The SCA found that SAP had proved that Tsoka’s conduct merited his recusal.

“While, no doubt, judicial officers can and do form provisional views, including perhaps even in respect of the credibility of a witness, it remains the fundamental duty of every presiding officer not to close their mind to changing those provisional impressions, until the last word has been spoken. After all, a cornerstone of any legal system is the impartial adjudication of disputes that come before the courts,” the SCA said in its unanimous judgment.

“What is required is not only that the trial be conducted open-mindedly, impartially and fairly, but that such conduct be manifest to all those who are concerned in the trial and its outcome. In this regard, language is important, and in this case the language employed is in some respects rather unfortunate.”

Reneged midstream

Attempts to contact Peter Tattersall for comment on whether he intends to appeal failed.

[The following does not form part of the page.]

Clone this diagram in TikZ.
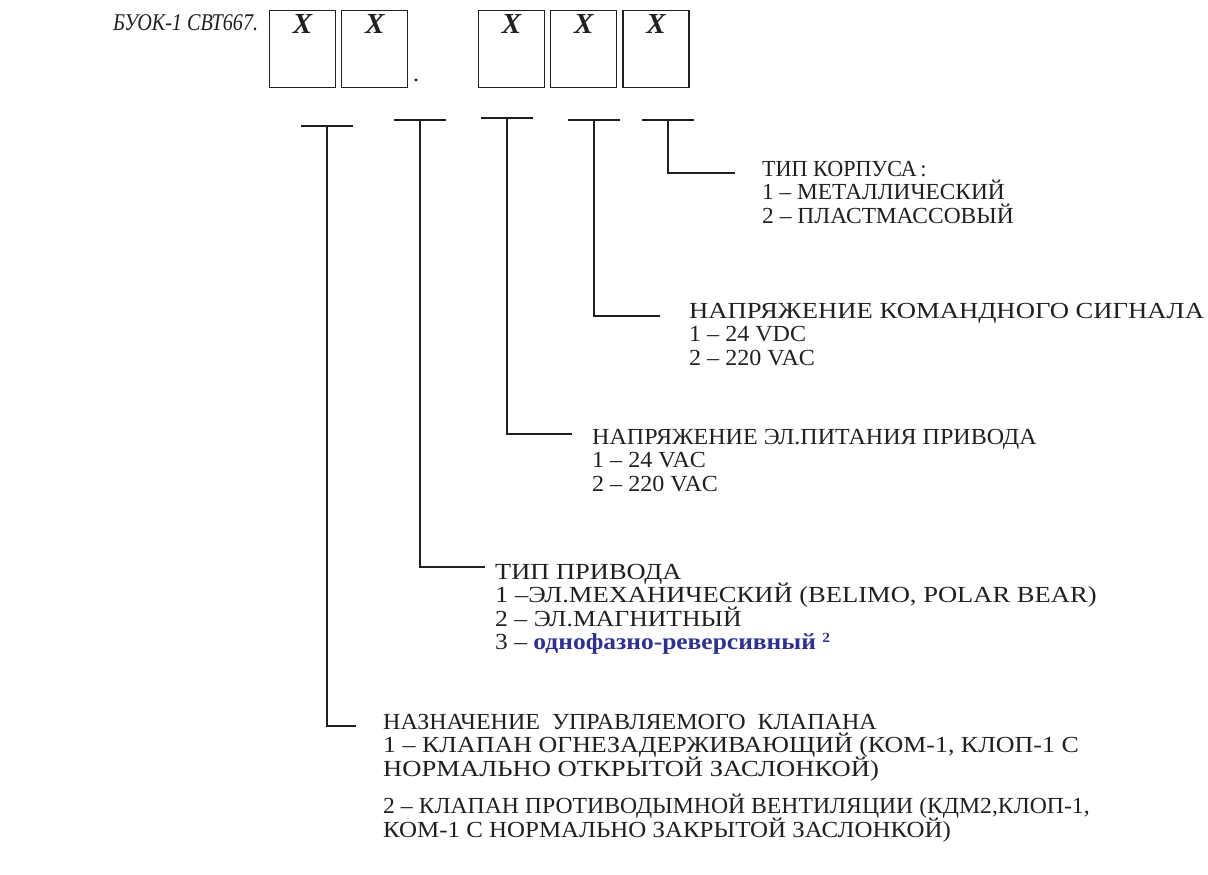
\documentclass[tikz,border=0pt]{standalone}
\usepackage{fontspec}
\usepackage{graphicx}
\setmainfont{Liberation Serif}
\newfontfamily\blockfont[FakeStretch=1.045]{Liberation Serif}
\usetikzlibrary{positioning}

\definecolor{ink}{HTML}{231F20}
\definecolor{blueink}{HTML}{2E3192}

% one line of a block, stretched to the width it has in the drawing
\newcommand{\wline}[2]{\scalebox{#1}[1]{#2}}
\setlength{\lineskiplimit}{-50pt}

\begin{document}
\begin{tikzpicture}[
		x=1pt, y=-1pt,
		every node/.style={text=ink},
		digit/.style={draw=ink, line width=1.2pt, minimum width=66pt, inner sep=0pt,
			text height=23pt, text depth=54pt, font=\bfseries\itshape\fontsize{29}{29}\selectfont},
		blk/.style={anchor=north west, inner sep=0pt, align=left,
			font=\blockfont\fontsize{23}{23.5}\selectfont},
		lead/.style={draw=ink, line width=1.1pt}
	]
		\useasboundingbox (0,0) rectangle (1208,875);

		% Code of the unit
		\node[anchor=west, inner sep=0pt, font=\itshape\fontsize{24}{24}\selectfont] (title) at (113,23) {\wline{0.84}{БУОК-1 СВТ667.}};
		\node[digit, anchor=north west] (d1) at (269,10) {X};
		\node[digit, right=5pt of d1] (d2) {X};
		\node[inner sep=0pt, font=\fontsize{24}{24}\selectfont] (dot) at (416,80) {.};
		\node[digit, anchor=north west] (d3) at (478,10) {X};
		\node[digit, right=5pt of d3] (d4) {X};
		\node[digit, right=5pt of d4] (d5) {X};

		% Leader bars
		\coordinate (b1) at (327,126);
		\coordinate (b2) at (420,120);
		\coordinate (b3) at (507,118);
		\coordinate (b4) at (594,120);
		\coordinate (b5) at (668,120);
		\foreach \b in {b1,b2,b3,b4,b5}
			\draw[lead] ([xshift=-26pt]\b) -- ([xshift=26pt]\b);

		% Leader ends
		\coordinate (e1) at (356,726);
		\coordinate (e2) at (485,567);
		\coordinate (e3) at (572,434);
		\coordinate (e4) at (660,316);
		\coordinate (e5) at (735,173);

		% Body case
		\node[blk] (t5) at (762,161) {\wline{0.92}{ТИП КОРПУСА\,:}\\ \wline{0.97}{1 – МЕТАЛЛИЧЕСКИЙ}\\ \wline{0.977}{2 – ПЛАСТМАССОВЫЙ}};
		% Command signal
		\node[blk] (t4) at (689,303) {\wline{1.11}{НАПРЯЖЕНИЕ КОМАНДНОГО СИГНАЛА}\\ 1 – 24 VDC\\ 2 – 220 VAC};
		% Drive supply
		\node[blk] (t3) at (592,429) {НАПРЯЖЕНИЕ ЭЛ.ПИТАНИЯ ПРИВОДА\\ 1 – 24 VAC\\ 2 – 220 VAC};
		% Drive type
		\node[blk] (t2) at (495,564) {\wline{1.1}{ТИП ПРИВОДА}\\ \wline{1.105}{1 –ЭЛ.МЕХАНИЧЕСКИЙ (BELIMO, POLAR BEAR)}\\ \wline{1.07}{2 – ЭЛ.МАГНИТНЫЙ}\\
			\wline{1.06}{3 – {\color{blueink}\bfseries однофазно-реверсивный \raisebox{7pt}{\fontsize{14}{14}\selectfont 2}}}};
		% Valve purpose
		\node[blk] (t1) at (383,714) {НАЗНАЧЕНИЕ\ \ УПРАВЛЯЕМОГО\ \ КЛАПАНА\\
			\wline{1.08}{1 – КЛАПАН ОГНЕЗАДЕРЖИВАЮЩИЙ (КОМ-1, КЛОП-1 С}\\
			\wline{1.107}{НОРМАЛЬНО ОТКРЫТОЙ ЗАСЛОНКОЙ)}\\[14pt]
			\wline{0.986}{2 – КЛАПАН ПРОТИВОДЫМНОЙ ВЕНТИЛЯЦИИ (КДМ2,КЛОП-1,}\\
			\wline{1.037}{КОМ-1 С НОРМАЛЬНО ЗАКРЫТОЙ ЗАСЛОНКОЙ)}};

		% Leaders
		\foreach \i in {1,...,5}
			\draw[lead] (b\i) |- (e\i);
\end{tikzpicture}
\end{document}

According to court papers filed by SAC, SAP SI was responsible for promoting SAC’s software that was compatible with its software and computer programs. SAC further alleges that SAP reneged on the deal midstream and instead opted to promote and sell another product, Compliance Calibrator, owned by American entity Virsa Systems.

In 2006, SAP announced it would buy Virsa Systems as part of its creation of a new business unit to provide customers with end-to-end solutions.

SAC said this development caused SAP SI consultants to cease selling and promoting its products, in breach of the 2004 agreement, leading to losses of €609.8m (about R12.5bn).

The long litigation depleted SAC’s funds,  and it turned to Ungani Investments for further funding to enable it to continue its legal action against SAP.

The trial court expressed itself on SAC’s argument that SAP was using its vast resources to drag the matter through the courts to deplete its limited resources.

“That SAC’s contention has some semblance of truth is evidenced by the blunderbuss approach as to how this litigation was conducted, the number of documentary exhibits produced, the numerous emails discovered, the various unmeritorious applications launched, as well as the numerous unfounded and unmeritorious objections raised and decided against SAP,” the trial court said in its 2021 finding that SAP was in breach of its contract with SAC — a ruling that has now been set aside.